Treat more than two or three synchronous hops as a warning sign. Each extra call adds another timeout, retry, and failure point. Keep the write path short, especially for signup, login, and checkout.
What should stay inside the main request for signup or checkout?
Keep only the work the user needs right now. Create the account, save the order, or confirm the payment first. Move email, analytics, and other side work to the background or to a later step.
Are queues always better for reliability?
No. Queues help when work can wait or retry later. If the user expects an immediate result, a direct request is often easier to trace, test, and fix.
What does a good service boundary look like?
One service does one user-facing job, keeps its write path short, and owns its own data and logic. The team should know the input, output, timeout, and owner without digging through docs.
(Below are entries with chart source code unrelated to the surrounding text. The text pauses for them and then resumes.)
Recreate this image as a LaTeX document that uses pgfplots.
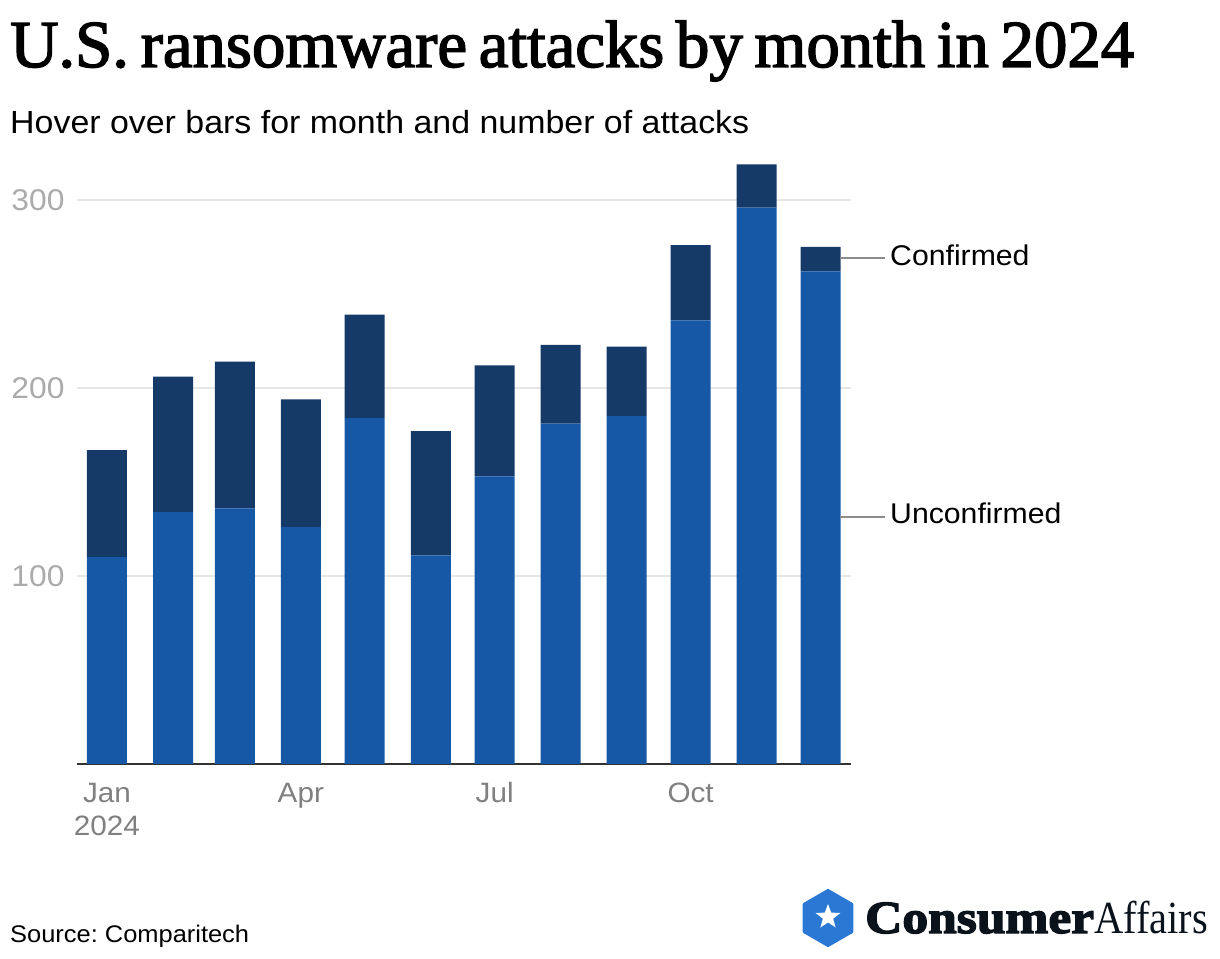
\documentclass[border=0pt]{standalone}
\usepackage{fontspec}
\setmainfont{Liberation Sans}[FakeStretch=1.06]
\newfontfamily\titlefont{Liberation Serif}[FakeBold=2.2,FakeStretch=0.997,WordSpace=0.7]
\newfontfamily\fatfont{Liberation Serif Bold}[FakeBold=3,FakeStretch=1.12]
\newfontfamily\lightfont{Liberation Serif}[FakeStretch=0.88]
\usepackage{pgfplots}
\pgfplotsset{compat=1.18}
\usepackage{pgfplotstable}
\usetikzlibrary{shapes.geometric}
\definecolor{unconf}{HTML}{1658A6}
\definecolor{conf}{HTML}{153A68}
\definecolor{gridc}{HTML}{E6E6E6}
\definecolor{ylab}{HTML}{ABABAB}
\definecolor{xlab}{HTML}{808080}
\definecolor{logoblue}{HTML}{2A78D4}
\definecolor{logoink}{HTML}{0A121C}

% x = days since the Jan bar, the time axis has uneven month lengths
\pgfplotstableread{
day unconfirmed confirmed
0   110 57
31  134 72
60  136 78
91  126 68
121 184 55
152 111 66
182 153 59
213 181 42
244 185 37
274 236 40
305 296 23
335 262 13
}\attacks

\newcommand{\tl}{\rule{0pt}{21pt}}

\begin{document}
\frenchspacing
\begin{tikzpicture}[x=1pt,y=1pt]
\path[use as bounding box] (0,0) rectangle (1220,958);

\begin{axis}[
    at={(77pt,194pt)}, anchor=south west,
    scale only axis, width=774pt, height=601.6pt,
    ybar stacked, bar width=40pt,
    xmin=-14.08, xmax=349.3, ymin=0, ymax=320,
    clip=false,
    axis x line*=bottom, axis y line*=left,
    x axis line style={draw=black!80, line width=2pt, -},
    y axis line style={draw=none},
    major tick length=0pt,
    ymajorgrids, grid style={draw=gridc, line width=2pt},
    ytick={100,200,300},
    xtick={0,91,182,274},
    xticklabels={{\tl Jan\\2024},{\tl Apr},{\tl Jul},{\tl Oct}},
    /pgf/number format/assume math mode=true,
    y tick label style={font=\fontsize{30}{30}\selectfont, text=ylab, anchor=east, xshift=-9pt},
    x tick label style={font=\fontsize{28}{33}\selectfont, text=xlab, align=center, anchor=north, yshift=-14pt},
]
\addplot[fill=unconf, draw=none] table[x=day, y=unconfirmed] {\attacks};
\addplot[fill=conf, draw=none] table[x=day, y=confirmed] {\attacks};
\end{axis}

% headings
\node[anchor=base west, inner sep=0pt, font=\titlefont\fontsize{67}{67}\selectfont] at (10,958-67) {U.S. ransomware attacks by month in 2024};
\node[anchor=base west, inner sep=0pt, font=\fontsize{32}{32}\selectfont] at (10,958-134) {Hover over bars for month and number of attacks};
\node[anchor=base west, inner sep=0pt, font=\fontsize{24}{24}\selectfont] at (10,958-942) {Source: Comparitech};

% direct labels
\draw[draw=black!45, line width=2pt] (840,958-258) -- (885,958-258);
\draw[draw=black!45, line width=2pt] (840,958-517) -- (885,958-517);
\node[anchor=base west, inner sep=0pt, font=\fontsize{28.5}{28.5}\selectfont] at (890,958-266) {Confirmed};
\node[anchor=base west, inner sep=0pt, font=\fontsize{28.5}{28.5}\selectfont] at (890,958-524) {Unconfirmed};

% logo
\node[regular polygon, regular polygon sides=6, shape border rotate=30, fill=logoblue, draw=logoblue, line join=round, line width=3pt, minimum size=55pt, inner sep=0pt] at (828,958-918) {};
\node[star, star points=5, star point ratio=2.4, fill=white, minimum size=26pt, inner sep=0pt] at (828,958-917) {};
\node[anchor=base west, inner sep=0pt, text=logoink] at (865,958-933) {{\fatfont\fontsize{46}{46}\selectfont Consumer}{\lightfont\fontsize{46}{46}\selectfont Affairs}};
\end{tikzpicture}
\end{document}
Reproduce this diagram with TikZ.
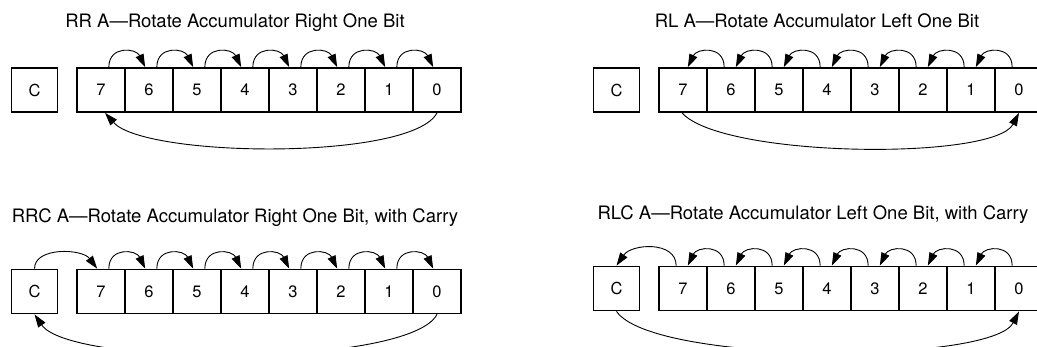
\documentclass[tikz,border=0pt]{standalone}
\usepackage{fontspec}
\setmainfont{TeX Gyre Heros}
\usetikzlibrary{arrows.meta}
\begin{document}
\begin{tikzpicture}[x=1pt,y=-1pt,
  bitbox/.style={draw, line width=1.7pt, minimum width=48pt, minimum height=44pt, inner sep=0pt, font=\fontsize{16.5}{16.5}\selectfont},
  cbox/.style={bitbox, minimum width=46pt},
  ttl/.style={anchor=base, inner sep=0pt, font=\fontsize{18.5}{18.5}\selectfont},
  arc/.style={line width=0.9pt, -{Triangle[length=13pt,width=8.5pt]}},
]
\useasboundingbox (0,0) rectangle (1037,347);
\clip (0,0) rectangle (1037,347);

% titles
\node[ttl] (ta) at (235,28) {RR A—Rotate Accumulator Right One Bit};
\node[ttl] (tb) at (817,28) {RL A—Rotate Accumulator Left One Bit};
\node[ttl] (tc) at (235,223) {RRC A—Rotate Accumulator Right One Bit, with Carry};
\node[ttl] (td) at (813,220) {RLC A—Rotate Accumulator Left One Bit, with Carry};

% boxes
\node[cbox] (ac) at (34.5,90) {C};
\node[cbox] (bc) at (616.5,90) {C};
\node[cbox] (cc) at (34.5,291.5) {C};
\node[cbox] (dc) at (616.5,288.5) {C};
\foreach \i [count=\k from 0] in {7,6,5,4,3,2,1,0} {
  \node[bitbox] (a\i) at (101+48*\k,90) {\i};
  \node[bitbox] (b\i) at (683+48*\k,90) {\i};
  \node[bitbox] (c\i) at (101+48*\k,291.5) {\i};
  \node[bitbox] (d\i) at (683+48*\k,288.5) {\i};
}

% right rotations: small arcs
\foreach \r in {a,c} {
  \foreach \i/\j in {7/6,6/5,5/4,4/3,3/2,2/1,1/0}
    \draw[arc] ([xshift=-17pt]\r\i.north east) .. controls +(0,-22) and +(-9,-19) .. ([xshift=21pt]\r\j.north west);
}
% left rotations: small arcs
\foreach \r in {b,d} {
  \foreach \i/\j in {7/6,6/5,5/4,4/3,3/2,2/1,1/0}
    \draw[arc] ([xshift=18pt]\r\j.north west) .. controls +(0,-22) and +(9,-19) .. ([xshift=-20pt]\r\i.north east);
}

% RR A wrap
\draw[arc] (a0.south) .. controls +(-25,48) and +(40,45) .. ([xshift=4pt]a7.south);
% RL A wrap
\draw[arc] ([xshift=-1pt]b7.south) .. controls +(40,45) and +(-25,48) .. (b0.south);
% RRC A
\draw[arc] (cc.north) .. controls +(0,-22) and +(-15,-20) .. ([xshift=21pt]c7.north west);
\draw[arc] (c0.south) .. controls +(-27,53) and +(36,53) .. (cc.south);
% RLC A
\draw[arc] ([xshift=18pt]d7.north west) .. controls +(0,-25) and +(15,-22) .. (dc.north);
\draw[arc] (dc.south) .. controls +(36,53) and +(-27,53) .. (d0.south);
\end{tikzpicture}
\end{document}
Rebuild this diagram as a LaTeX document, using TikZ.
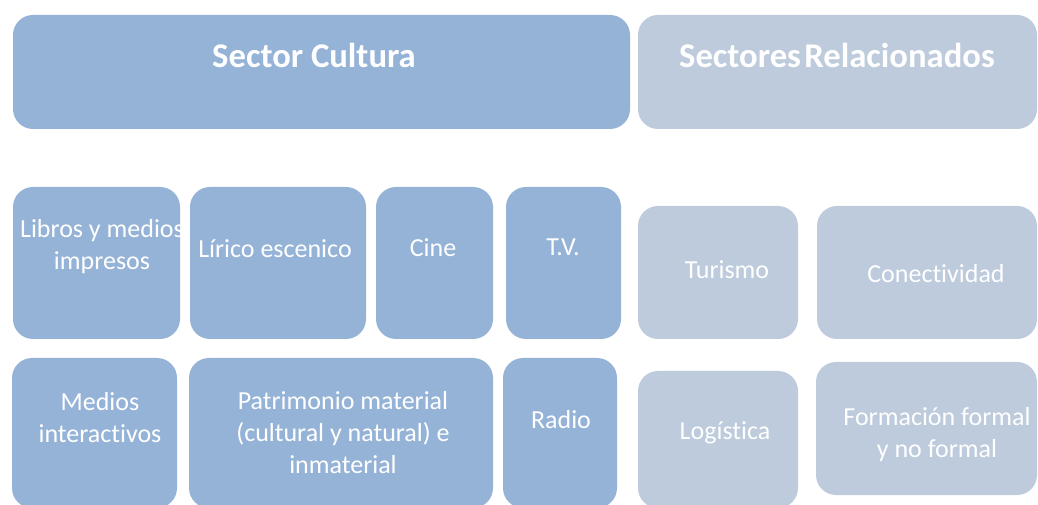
\documentclass[tikz,border=0pt]{standalone}
\usepackage{fontspec}
\setmainfont[Ligatures={NoCommon,NoRare,NoDiscretionary}]{Carlito}
\tikzset{
  x=0.75pt, y=-0.75pt,
  boxbase/.style={anchor=north west, inner sep=0pt, outer sep=0pt, rounded corners=15pt, draw=none},
  darkbox/.style={boxbase, fill=darkblue},
  lightbox/.style={boxbase, fill=lightblue},
  txt/.style={text=white, align=center, inner sep=0pt, font=\fontsize{19.5}{24}\selectfont},
  ttl/.style={text=white, align=center, inner sep=0pt, font=\fontsize{26}{30}\selectfont\bfseries},
}
\definecolor{darkblue}{RGB}{149,179,215}
\definecolor{lightblue}{RGB}{189,203,220}
\newcommand\mybox[6]{\node[#6, minimum width={(#4-#2)*0.75pt}, minimum height={(#5-#3)*0.75pt}] (#1) at (#2,#3) {};}
\begin{document}
\begin{tikzpicture}
\useasboundingbox (0,0) rectangle (1038,505);
\fill[white] (0,0) rectangle (1038,505);
\begin{scope}
\clip (0,0) rectangle (1038,505);
\mybox{cultura}{13}{15}{630}{129}{darkbox}
\mybox{relac}{638}{15}{1037}{129}{lightbox}
\mybox{libros}{13}{187}{180}{339}{darkbox}
\mybox{lirico}{190}{187}{366}{339}{darkbox}
\mybox{cine}{376}{187}{493}{339}{darkbox}
\mybox{tv}{506}{187}{621}{339}{darkbox}
\mybox{turismo}{638}{206}{798}{339}{lightbox}
\mybox{conect}{817}{206}{1037}{339}{lightbox}
\mybox{medios}{12}{358}{177}{508}{darkbox}
\mybox{patri}{189}{358}{493}{508}{darkbox}
\mybox{radio}{503}{358}{617}{508}{darkbox}
\mybox{logis}{638}{371}{798}{508}{lightbox}
\mybox{formac}{816}{362}{1037}{495}{lightbox}
\end{scope}
\node[ttl] (tcultura) at (314,55) {Sector Cultura};
\node[ttl] (trelac) at (837,55) {Sectores\hspace{-0.13em} Relacionados};
\node[txt] (tlibros) at (102,247) {Libros y medios\\impresos};
\node[txt] (tlirico) at (275,249) {Lírico escenico};
\node[txt] (tcine) at (433,248) {Cine};
\node[txt] (ttv) at (563,247) {T.V.};
\node[txt] (tturismo) at (727,270) {Turismo};
\node[txt] (tconect) at (936,274) {Conectividad};
\node[txt] (tmedios) at (100,418) {Medios\\interactivos};
\node[txt] (tpatri) at (343,433) {Patrimonio material\\(cultural y natural) e\\inmaterial};
\node[txt] (tradio) at (561,420) {Radio};
\node[txt] (tlogis) at (725,433) {Logística};
\node[txt] (tformac) at (937,435) {Formación formal\\y no formal};
\end{tikzpicture}
\end{document}
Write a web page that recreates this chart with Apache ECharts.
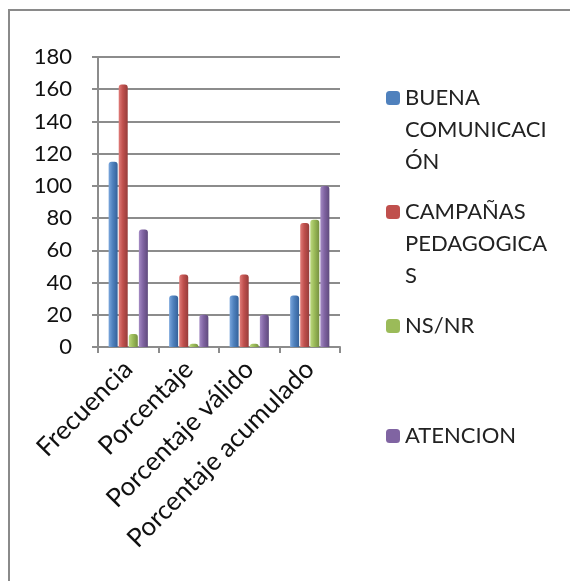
<!DOCTYPE html>
<html>
<head>
<meta charset="utf-8">
<script src="https://cdn.jsdelivr.net/npm/echarts@6/dist/echarts.min.js"></script>
<style>
html,body{margin:0;padding:0;background:#fff;}
#c{width:570px;height:581px;}
</style>
</head>
<body>
<div id="c"></div>
<script>
const categories = ['Frecuencia', 'Porcentaje', 'Porcentaje válido', 'Porcentaje acumulado'];
const seriesNames = ['BUENA COMUNICACIÓN', 'CAMPAÑAS PEDAGOGICAS', 'NS/NR', 'ATENCION'];
const legendLabels = ['BUENA\nCOMUNICACI\nÓN', 'CAMPAÑAS\nPEDAGOGICA\nS', 'NS/NR', 'ATENCION'];
const buenaComunicacion = [115, 32, 32, 32];
const campanasPedagogicas = [163, 45, 45, 77];
const nsnr = [8, 2, 2, 79];
const atencion = [73, 20, 20, 100];
const yTicks = [0, 20, 40, 60, 80, 100, 120, 140, 160, 180];

const seriesValues = [buenaComunicacion, campanasPedagogicas, nsnr, atencion];
const colors = [
  ['#7aa6dc', '#4f81bd', '#34619a'],
  ['#e07c79', '#c0504d', '#963c3a'],
  ['#bcd87f', '#9bbb59', '#769140'],
  ['#a48bc4', '#8064a2', '#5f4a7c']
];
const baseColors = colors.map(c => c[1]);
const FONT = 'Lato';

const chart = echarts.init(document.getElementById('c'), null, {renderer: 'canvas'});

const LH = 32;
const firstLineCenters = [98, 212, 326, 436];
const legends = seriesNames.map((name, i) => {
  const lines = legendLabels[i].split('\n').length;
  const text = lines > 1 ? '\n'.repeat(lines - 1) + legendLabels[i] : legendLabels[i];
  const total = lines > 1 ? (2 * lines - 1) : 1;
  return {
    orient: 'vertical',
    left: 386,
    top: Math.round(firstLineCenters[i] - total * LH / 2),
    padding: 0,
    itemWidth: 14,
    itemHeight: 14,
    data: [name],
    formatter: () => text,
    itemStyle: {color: baseColors[i]},
    textStyle: {
      fontFamily: FONT,
      fontSize: 22,
      color: '#222',
      lineHeight: LH
    },
    selectedMode: false
  };
});

const option = {
  animation: false,
  backgroundColor: '#fff',
  graphic: [{
    type: 'rect',
    shape: {x: 9, y: 10, width: 600, height: 620},
    style: {fill: 'none', stroke: '#8a8a8a', lineWidth: 2},
    silent: true
  }],
  legend: legends,
  grid: {left: 98, right: 230, top: 57, bottom: 234, containLabel: false},
  xAxis: {
    type: 'category',
    data: categories,
    axisLine: {lineStyle: {color: '#8c8c8c', width: 2}},
    axisTick: {show: true, length: 6, lineStyle: {color: '#8c8c8c', width: 2}},
    axisLabel: {
      rotate: 45,
      interval: 0,
      margin: 18,
      fontFamily: FONT,
      fontSize: 26,
      color: '#111'
    }
  },
  yAxis: {
    type: 'value',
    min: 0,
    max: 180,
    interval: 20,
    axisLine: {show: true, lineStyle: {color: '#8c8c8c', width: 2}},
    axisTick: {show: true, length: 6, lineStyle: {color: '#8c8c8c', width: 2}},
    splitLine: {lineStyle: {color: '#8c8c8c', width: 2}},
    axisLabel: {
      margin: 26,
      fontFamily: FONT,
      fontSize: 22,
      color: '#111',
      formatter: v => yTicks.indexOf(v) >= 0 ? String(v) : ''
    }
  },
  series: seriesNames.map((name, i) => ({
    name: name,
    type: 'bar',
    data: seriesValues[i],
    barWidth: 9,
    barGap: '12%',
    itemStyle: {
      borderRadius: [3, 3, 0, 0],
      color: {
        type: 'linear', x: 0, y: 0, x2: 1, y2: 0,
        colorStops: [
          {offset: 0, color: colors[i][0]},
          {offset: 0.45, color: colors[i][1]},
          {offset: 1, color: colors[i][2]}
        ]
      }
    }
  }))
};
chart.setOption(option);
</script>
</body>
</html>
Why do outages last longer in a sprawling system?
Because teams lose time before they even start fixing the bug. They jump between dashboards, argue over ownership, and trace too many hops. A shorter request path and one owner cut that delay fast.
Should separate services share one database?
Usually no, not if you want real isolation. A shared database ties those services together, so one slow query, migration, or schema change can hit all of them. If they share the same data store deeply, treat them as one boundary.
What is the first step to simplify a busy stack?
Start with one customer path that breaks often, like signup or first payment. Map every hop on one page, mark who owns each part, and question the services that mostly forward data without adding business value.
How can I tell if a new service is actually worth adding?
Check the boring stuff first. Can one team own failures at 2 a.m., can a developer run it on a laptop quickly, and can you roll it back in minutes? If not, the new service will likely add more pain than value.
Can simpler architecture lower costs and improve uptime at the same time?
Yes, often it can. Fewer services usually mean fewer proxies, secrets, deploy steps, and monitoring gaps. You spend less on cloud and less time chasing small failures, as long as you do not merge unrelated work into one messy app.